Secara administratif, empat desa di Pulau Bangka masih masuk wilayah Likupang Timur. Tidak ada puskesmas di pulau yang berjarak satu jam pelayaran dari Minahasa Utara daratan itu. Bonafacius pun harus menyeberang dengan taksi laut berbiaya Rp 25.000 per penumpang demi mendapatkan layanan kesehatan terkait kusta.
Adapun pemeriksaan kesehatan ini merupakan bagian dari program kerja tim Identifikasi Tanda-tanda Mata, Ekstremitas, dan Kulit pada Kusta (Katamataku) yang digagas dokter-dokter spesialis terkait di FKUI. Yunia Irawati, dokter spesialis mata yang mengetuai tim Katamataku, menyebut Sulut, khususnya Minahasa Utara, sebagai daerah yang penting untuk dijangkau layanan ini.
Sepanjang 2021, tingkat penemuan kasus baru kusta di Sulut mencapai 14,04 per 100.000 penduduk. Angka ini menempatkan Sulut dalam enam besar bersama Papua Barat, Papua, Maluku Utara, Maluku, dan Gorontalo. Adapun di Minahasa Utara, prevalensi kasus baru mencapai 32,72 per 100.000 penduduk.
”Setelah kami lihat data Kementerian Kesehatan, ternyata prevalensi di Likupang termasuk tinggi. Ada puluhan kasus baru yang terdeteksi tahun lalu. Ini memprihatinkan, apalagi daerah ini sudah dijadikan destinasi pariwisata superprioritas oleh pemerintah,” kata Irawati.
Sebaliknya, Kepala Puskesmas Likupang Stefanus Lembong menyatakan, jumlah pasien kusta di Kecamatan Likupang Timur yang saat ini aktif menjalani pengobatan hanya sembilan orang. ”Jumlahnya sudah menurun jauh. Banyak yang sudah selesai pengobatan dan sembuh serta ada yang sudah meninggal,” katanya.
Kendati begitu, bukan berarti masalah kusta bisa dibilang selesai. Tri Rahayu, dokter spesialis mata dari FKUI, ketua panitia pelaksana pelayanan kesehatan Katamataku, menyatakan, efek dari kusta dapat muncul bahkan setelah selesai masa pengobatan. Masalah ini tidak hanya meliputi kulit, tetapi juga seluruh organ tubuh, termasuk mata.

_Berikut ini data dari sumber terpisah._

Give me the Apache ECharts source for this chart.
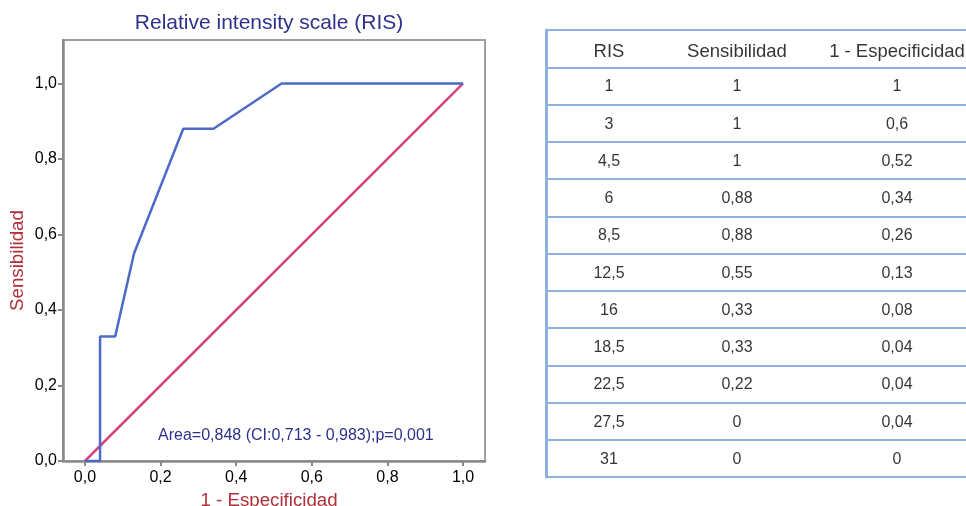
<!DOCTYPE html>
<html><head><meta charset="utf-8">
<script src="https://cdn.jsdelivr.net/npm/echarts@6/dist/echarts.min.js"></script>
<style>html,body{margin:0;padding:0;background:#fff}#c{width:966px;height:506px}</style>
</head><body><div id="c"></div>
<script>
const titleText = 'Relative intensity scale (RIS)';
const xName = '1 - Especificidad';
const yName = 'Sensibilidad';
const areaText = 'Area=0,848 (CI:0,713 - 0,983);p=0,001';
const tableHeaders = ['RIS', 'Sensibilidad', '1 - Especificidad'];
const risCutoffs = ['1', '3', '4,5', '6', '8,5', '12,5', '16', '18,5', '22,5', '27,5', '31'];
const sensitivity = [1, 1, 1, 0.88, 0.88, 0.55, 0.33, 0.33, 0.22, 0, 0];
const oneMinusSpec = [1, 0.6, 0.52, 0.34, 0.26, 0.13, 0.08, 0.04, 0.04, 0.04, 0];
const refLine = [[0, 0], [1, 1]];
const axisTickValues = [0, 0.2, 0.4, 0.6, 0.8, 1.0];

const FONT = '"Liberation Sans", Arial, Helvetica, sans-serif';
const comma = v => String(v).replace('.', ',');
const tickFmt = v => v.toFixed(1).replace('.', ',');

const rocData = oneMinusSpec.map((x, i) => [x, sensitivity[i]]).reverse();

// table cells
const tableColumns = [
  [tableHeaders[0]].concat(risCutoffs),
  [tableHeaders[1]].concat(sensitivity.map(comma)),
  [tableHeaders[2]].concat(oneMinusSpec.map(comma))
];
const rowKeys = tableColumns[0].map((_, i) => 'r' + i);
const colOffsets = [[-7, 0], [-19, 0], [1, 0]];
const tableSeries = tableColumns.map((col, c) => ({
  type: 'scatter', xAxisIndex: 1, yAxisIndex: 1, symbolSize: 0, silent: true,
  data: col.map((t, r) => ({
    value: [c, r, t],
    label: { fontSize: r === 0 ? 18.5 : 16, offset: [colOffsets[c][0], r === 0 ? 3 : 1] }
  })),
  label: {
    show: true, position: 'inside',
    formatter: p => p.value[2], color: '#000', fontFamily: FONT
  }
}));

const axisGray = '#8a8a8a';
const tableBlue = '#8fb1df';

const chart = echarts.init(document.getElementById('c'), null, { renderer: 'canvas' });
chart.setOption({
  backgroundColor: '#fff',
  animation: false,
  textStyle: { fontFamily: FONT },
  title: {
    text: titleText, left: 264, top: 8, textAlign: 'center',
    textStyle: { color: '#2e318c', fontSize: 21, fontWeight: 'normal', fontFamily: FONT }
  },
  grid: [
    { left: 63, top: 40, width: 422, height: 421, show: true, borderColor: '#a0a0a0', borderWidth: 2, backgroundColor: 'transparent', outerBoundsMode: 'none', containLabel: false },
    { left: 546, top: 30, right: 0, height: 447, outerBoundsMode: 'none', containLabel: false }
  ],
  xAxis: [
    {
      type: 'value', gridIndex: 0, min: -0.058, max: 1.058,
      name: xName, nameLocation: 'middle', nameGap: 29,
      nameTextStyle: { color: '#b0303a', fontSize: 18.7, fontFamily: FONT, padding: [0, 10, 0, 0] },
      axisLine: { show: true, onZero: false, lineStyle: { color: axisGray, width: 2.5 } },
      axisTick: { show: true, length: 5, customValues: axisTickValues, lineStyle: { color: axisGray, width: 2 } },
      axisLabel: { customValues: axisTickValues, formatter: tickFmt, color: '#000', fontSize: 16, margin: 9, fontFamily: FONT },
      splitLine: { show: false }
    },
    {
      type: 'category', gridIndex: 1, data: tableHeaders, boundaryGap: true,
      axisLine: { show: false }, axisTick: { show: false }, axisLabel: { show: false }, splitLine: { show: false }
    }
  ],
  yAxis: [
    {
      type: 'value', gridIndex: 0, min: 0, max: 1.115,
      name: yName, nameLocation: 'middle', nameGap: 36, nameRotate: 90,
      nameTextStyle: { color: '#b0303a', fontSize: 18.7, fontFamily: FONT, padding: [0, 20, 0, 0] },
      axisLine: { show: true, onZero: false, lineStyle: { color: axisGray, width: 2.5 } },
      axisTick: { show: true, length: 5, customValues: axisTickValues, lineStyle: { color: axisGray, width: 2 } },
      axisLabel: { customValues: axisTickValues, formatter: tickFmt, color: '#000', fontSize: 16, margin: 6, fontFamily: FONT },
      splitLine: { show: false }
    },
    {
      type: 'category', gridIndex: 1, data: rowKeys, inverse: true, boundaryGap: true,
      axisLine: { show: true, lineStyle: { color: tableBlue, width: 3 } },
      axisTick: { show: false }, axisLabel: { show: false },
      splitLine: { show: true, lineStyle: { color: tableBlue, width: 2 } }
    }
  ],
  graphic: [
    { type: 'text', left: 158, top: 428, style: { text: areaText, fill: '#2e318c', fontSize: 16, fontFamily: FONT } }
  ],
  series: [
    {
      type: 'line', name: 'ref', xAxisIndex: 0, yAxisIndex: 0, data: refLine,
      symbol: 'none', lineStyle: { color: '#d2457f', width: 2.5 }, silent: true
    },
    {
      type: 'line', name: 'ROC', xAxisIndex: 0, yAxisIndex: 0, data: rocData,
      symbol: 'none', lineStyle: { color: '#4c6bc9', width: 2.5 }, silent: true
    }
  ].concat(tableSeries)
});
</script></body></html>
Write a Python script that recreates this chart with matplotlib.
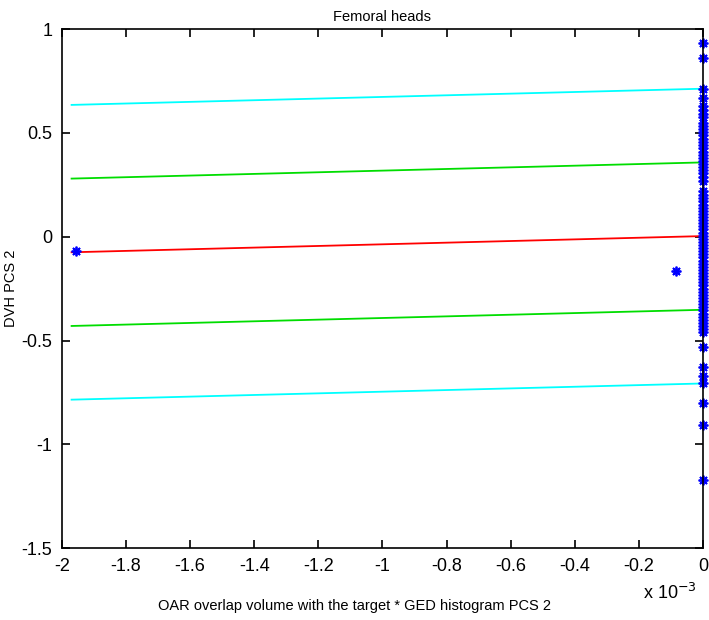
import matplotlib
matplotlib.use("Agg")
import matplotlib.pyplot as plt
import numpy as np

plt.rcParams['font.family'] = ['Liberation Sans', 'DejaVu Sans']

# regression line and prediction bands (x in units of 1e-3)
fit_x = [-1.97, 0.0]
fit_y = [-0.075, 0.003]
inner_band = 0.355
outer_band = 0.71

# scattered patients
pts_x = [-1.955, -0.085]
pts_y = [-0.067, -0.165]

# patients with zero overlap (x = 0)
zero_y = [0.935, 0.862, 0.71, 0.668, 0.632, 0.61, 0.59, 0.575, 0.55, 0.535,
          0.52, 0.505, 0.49, 0.47, 0.455, 0.44, 0.425, 0.41, 0.395, 0.38,
          0.365, 0.35, 0.335, 0.32, 0.305, 0.29, 0.27, 0.22, 0.2, 0.185,
          0.17, 0.155, 0.14, 0.125, 0.11, 0.095, 0.08, 0.065, 0.05, 0.035,
          0.02, 0.005, -0.01, -0.025, -0.04, -0.055, -0.07, -0.085, -0.1,
          -0.115, -0.13, -0.145, -0.16, -0.175, -0.19, -0.205, -0.22, -0.235,
          -0.25, -0.265, -0.28, -0.295, -0.31, -0.325, -0.34, -0.355, -0.37,
          -0.385, -0.4, -0.415, -0.43, -0.445, -0.46, -0.53, -0.627, -0.67,
          -0.707, -0.80, -0.907, -1.17]

fig = plt.figure(figsize=(7.09, 6.2), dpi=100)
ax = fig.add_axes([0.0874, 0.116, 0.904, 0.837])

fx = np.array(fit_x) * 1e-3
fy = np.array(fit_y)
ax.plot(fx, fy + outer_band, color='cyan', lw=1.3)
ax.plot(fx, fy + inner_band, color='#00dd00', lw=1.3)
ax.plot(fx, fy, color='red', lw=1.3)
ax.plot(fx, fy - inner_band, color='#00dd00', lw=1.3)
ax.plot(fx, fy - outer_band, color='cyan', lw=1.3)

star = (8, 2, 0)
ax.plot(np.array(pts_x) * 1e-3, pts_y, ls='none', marker=star, ms=7,
        mec='blue', mew=1.3)
ax.plot(np.zeros(len(zero_y)), zero_y, ls='none', marker=star, ms=7,
        mec='blue', mew=1.3, clip_on=False)

ax.set_xlim(-2e-3, 0)
ax.set_ylim(-1.5, 1)
ax.set_xticks(np.arange(-2, 0.01, 0.2) * 1e-3)
ax.set_xticklabels(['-2', '-1.8', '-1.6', '-1.4', '-1.2', '-1', '-0.8',
                    '-0.6', '-0.4', '-0.2', '0'])
ax.set_yticks([-1.5, -1, -0.5, 0, 0.5, 1])
ax.set_yticklabels(['-1.5', '-1', '-0.5', '0', '0.5', '1'])
ax.tick_params(direction='in', top=True, right=True, labelsize=13, length=6,
               width=1.2, pad=7)
for s in ax.spines.values():
    s.set_linewidth(1.2)

fig.text(0.983, 0.044, r'x 10$^{-3}$', ha='right', va='center', fontsize=13)
ax.set_title('Femoral heads', fontsize=10.5, pad=6)
fig.text(0.015, 0.535, 'DVH PCS 2', rotation=90, ha='center', va='center',
         fontsize=10.5)
fig.text(0.5, 0.022, 'OAR overlap volume with the target * GED histogram PCS 2',
         ha='center', va='center', fontsize=10.5)

fig.savefig('out.png', dpi=100)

”Ada banyak kelainan akibat kusta yang dapat menyebabkan kebutaan. Kelopak mata tidak bisa menutup sehingga kornea kering dan menyebabkan kebutaan. Kemudian peradangan dan peningkatan tekanan bola mata serta katarak. Kalau kelainan ini bisa ditemukan sejak dini, kita bisa menyelamatkan pasien dari kebutaan,” kata Tri.
Deteksi dini juga diperlukan untuk memberantas stigma terhadap penderita kusta. Menurut Irawati, banyak penderita kusta yang dijauhi oleh orang-orang terdekat di keluarga ataupun lingkungan tempat tinggalnya. Padahal, penyakit yang disebabkan bakteri Mycobacterium leprae ini memerlukan kontak erat dalam jangka waktu yang panjang untuk bisa menular.

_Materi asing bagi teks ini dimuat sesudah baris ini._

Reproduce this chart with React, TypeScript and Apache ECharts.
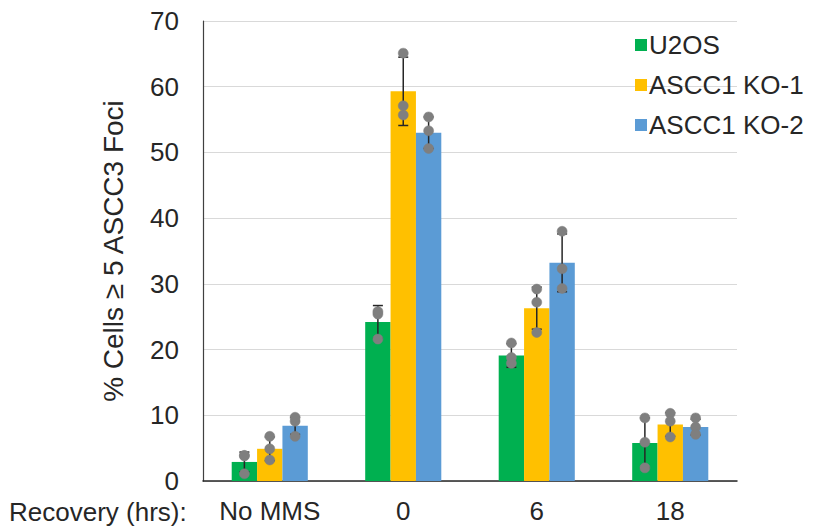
import React, { useEffect, useRef } from "react";
import * as echarts from "echarts";

const categories = ["No MMS", "0", "6", "18"];
const seriesNames = ["U2OS", "ASCC1 KO-1", "ASCC1 KO-2"];
const seriesColors = ["#00B050", "#FFC000", "#5B9BD5"];

const u2osMean = [2.9, 24.2, 19.1, 5.8];
const ko1Mean = [4.9, 59.3, 26.3, 8.6];
const ko2Mean = [8.4, 53.0, 33.2, 8.2];

const u2osSd = [1.5, 2.5, 1.8, 3.8];
const ko1Sd = [1.8, 5.2, 3.2, 1.8];
const ko2Sd = [1.3, 2.4, 4.4, 1.2];

const u2osReps = [[3.8, 3.9, 1.1], [25.4, 25.8, 21.6], [21.0, 18.8, 17.9], [9.6, 5.9, 2.0]];
const ko1Reps = [[6.8, 4.9, 3.2], [65.1, 57.1, 55.7], [29.2, 27.2, 22.6], [10.3, 9.1, 6.7]];
const ko2Reps = [[9.1, 9.7, 6.8], [55.4, 53.3, 50.6], [38.0, 32.3, 29.3], [9.6, 8.2, 7.1]];

const yTicks = [0, 10, 20, 30, 40, 50, 60, 70];
const xAxisTitle = "Recovery (hrs):";
const yAxisTitle = "% Cells ≥ 5 ASCC3 Foci";

const means = [u2osMean, ko1Mean, ko2Mean];
const sds = [u2osSd, ko1Sd, ko2Sd];
const reps = [u2osReps, ko1Reps, ko2Reps];

const FONT = "Liberation Sans, Arial, sans-serif";
const TEXT = "#262626";
const BAR_FRAC = 0.19;

export default function App() {
  const ref = useRef<HTMLDivElement>(null);
  useEffect(() => {
    if (!ref.current) return;
    const chart = echarts.init(ref.current, undefined, { renderer: "svg" });

    const barSeries = seriesNames.map((name, g) => ({
      name,
      type: "bar",
      data: means[g],
      barWidth: BAR_FRAC * 100 + "%",
      barGap: "0%",
      itemStyle: { color: seriesColors[g] },
      z: 2,
    }));

    const errSeries = seriesNames.map((name, g) => ({
      name: name + " err",
      type: "custom",
      z: 5,
      silent: true,
      clip: false,
      encode: { x: 0, y: 1 },
      data: categories.map((c, i) => [i, means[g][i], sds[g][i], ...reps[g][i]]),
      renderItem: (params: any, api: any) => {
        const i = api.value(0);
        const m = api.value(1);
        const sd = api.value(2);
        const bandW = api.size([1, 0])[0];
        const bw = bandW * BAR_FRAC;
        const cx = api.coord([i, m])[0] + (g - 1) * bw;
        const yTop = api.coord([i, m + sd])[1];
        const yBot = api.coord([i, Math.max(0, m - sd)])[1];
        const cap = 5;
        const lineStyle = { stroke: "#262626", lineWidth: 1.5 };
        const children: any[] = [
          { type: "line", shape: { x1: cx, y1: yTop, x2: cx, y2: yBot }, style: lineStyle },
          { type: "line", shape: { x1: cx - cap, y1: yTop, x2: cx + cap, y2: yTop }, style: lineStyle },
          { type: "line", shape: { x1: cx - cap, y1: yBot, x2: cx + cap, y2: yBot }, style: lineStyle },
        ];
        for (let k = 0; k < 3; k++) {
          const v = api.value(3 + k);
          const p = api.coord([i, v]);
          children.push({
            type: "circle",
            shape: { cx, cy: p[1], r: 5 },
            style: { fill: "#7F7F7F", stroke: "#7F7F7F", lineWidth: 0.5 },
          });
        }
        return { type: "group", children };
      },
    }));

    chart.setOption({
      animation: false,
      textStyle: { fontFamily: FONT },
      grid: { left: 203, right: 80, top: 21, bottom: 50, containLabel: false },
      legend: {
        data: seriesNames.map((n) => ({ name: n, icon: "rect" })),
        orient: "vertical",
        left: 630,
        top: 27,
        itemWidth: 12,
        itemHeight: 12,
        itemGap: 14,
        textStyle: { fontSize: 26, color: TEXT, fontFamily: FONT, lineHeight: 26, padding: [0, 0, 0, -3] },
      },
      xAxis: {
        type: "category",
        data: categories,
        axisTick: { show: false },
        axisLine: { lineStyle: { color: "#262626", width: 1.5 } },
        axisLabel: { fontSize: 26, color: TEXT, margin: 17, fontFamily: FONT },
      },
      yAxis: {
        type: "value",
        min: yTicks[0],
        max: yTicks[yTicks.length - 1],
        interval: 10,
        name: yAxisTitle,
        nameLocation: "middle",
        nameGap: 76,
        nameTextStyle: { fontSize: 28, color: TEXT, fontFamily: FONT },
        axisLine: { show: true, lineStyle: { color: "#404040", width: 1.2 } },
        axisTick: { show: false },
        axisLabel: { fontSize: 26, color: TEXT, margin: 24, fontFamily: FONT },
        splitLine: { lineStyle: { color: "#D9D9D9", width: 1.2 } },
      },
      graphic: [
        {
          type: "text",
          left: 9,
          top: 499,
          style: { text: xAxisTitle, font: `26px ${FONT}`, fill: TEXT },
        },
      ],
      series: [...barSeries, ...errSeries],
    });
    return () => chart.dispose();
  }, []);
  return <div ref={ref} style={{ width: 817, height: 531, position: "absolute", left: 0, top: 0, background: "#fff" }} />;
}
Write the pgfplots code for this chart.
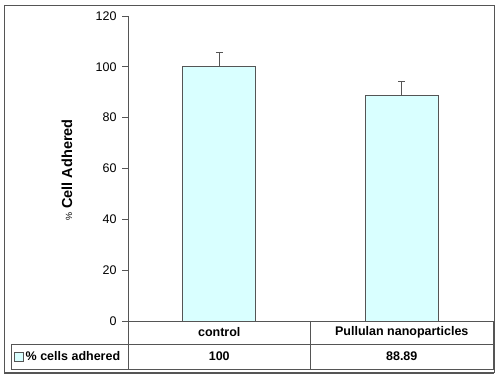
\documentclass[border=0pt]{standalone}
\usepackage{pgfplots}
\pgfplotsset{compat=1.18}
\usepackage{fontspec}
\setmainfont{Liberation Sans}
\definecolor{barfill}{HTML}{D9FFFF}
\definecolor{framegray}{HTML}{555555}
\begin{document}
\begin{tikzpicture}[x=1pt,y=1pt]
\path[use as bounding box] (0,0) rectangle (500,379);
\fill[white] (0,0) rectangle (500,379);
\begin{axis}[
  at={(128pt,58pt)}, anchor=south west,
  scale only axis, width=365pt, height=305pt,
  xmin=-0.5, xmax=1.5, ymin=0, ymax=120,
  ytick={0,20,...,120},
  xtick=\empty,
  axis x line=none,
  axis y line*=left,
  y axis line style={draw=framegray, line width=1pt, -},
  y tick style={draw=framegray, line width=0.8pt},
  tick align=outside, major tick length=6pt,
  /pgf/number format/assume math mode=true,
  yticklabel style={font=\fontsize{12.5}{14}\selectfont, text=black, xshift=-2pt},
  clip=false,
]
\addplot[ybar, bar width=73pt, fill=barfill, draw=framegray, line width=0.8pt,
  error bars/.cd, y dir=plus, y explicit,
  error bar style={draw=framegray, line width=1pt},
  error mark options={draw=framegray, line width=1pt, mark size=3.5pt, rotate=90}]
  coordinates {(0,100) +- (0,5.5) (1,88.89) +- (0,5.3)};
\end{axis}
% y label
\node[rotate=90, inner sep=0pt] at (67,209) {{\fontsize{9}{11}\selectfont\%}\hspace{4pt}{\fontsize{14.5}{17}\selectfont\bfseries Cell Adhered}};
% outer frame
\draw[framegray, line width=0.8pt] (4,374) -- (494,374) -- (494,6);
\draw[framegray, line width=1.6pt] (4.5,374) -- (4.5,6) -- (494,6);
% data table
\draw[framegray, line width=0.8pt] (128,58) -- (493,58) -- (493,10) -- (11,10) -- (11,35) -- (493,35);
\draw[framegray, line width=0.8pt] (128,58) -- (128,10);
\draw[framegray, line width=0.8pt] (310.5,58) -- (310.5,10);
\node[font=\fontsize{12.5}{14}\selectfont\bfseries] at (219.25,46.5) {control};
\node[font=\fontsize{12.5}{14}\selectfont\bfseries] at (401.75,46.5) {Pullulan nanoparticles};
\node[font=\fontsize{12.5}{14}\selectfont\bfseries] at (219.25,22.5) {100};
\node[font=\fontsize{12.5}{14}\selectfont\bfseries] at (401.75,22.5) {88.89};
\draw[framegray, line width=0.6pt, fill=barfill] (14,18) rectangle (23,27);
\node[font=\fontsize{12.5}{14}\selectfont\bfseries, anchor=west, inner sep=0pt] at (25.5,22.5) {\% cells adhered};
\end{tikzpicture}
\end{document}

”Lewat kegiatan seperti ini, kami ingin meningkatkan kesadaran masyarakat agar mereka mengenal gejala penyakit kusta sejak dini. Jangan sampai mereka tersingkir dan tidak terobati sejak awal,” kata Irawati.
Sementara itu, Direktur Pelayanan Medik, Keperawatan, dan Penunjang RS Umum Pusat Prof dr RD Kandou Manado Jehezkiel Panjaitan menyatakan siap menerima rujukan pasien kusta. Direktorat Jenderal Kementerian Kesehatan telah menyediakan obat-obat yang dibutuhkan untuk memastikan kesembuhan pasien yang membutuhkan waktu 12-18 bulan.
Program ini diadakan demi mencapai target Indonesia bebas kusta pada 2024. Saat ini, Indonesia menjadi negara dengan jumlah kasus baru kusta terbanyak ketiga di dunia setelah India dan Brasil. Per 24 Januari 2022, Kementerian Kesehatan mencatat adanya 13.487 kasus dan 7.146 kasus baru.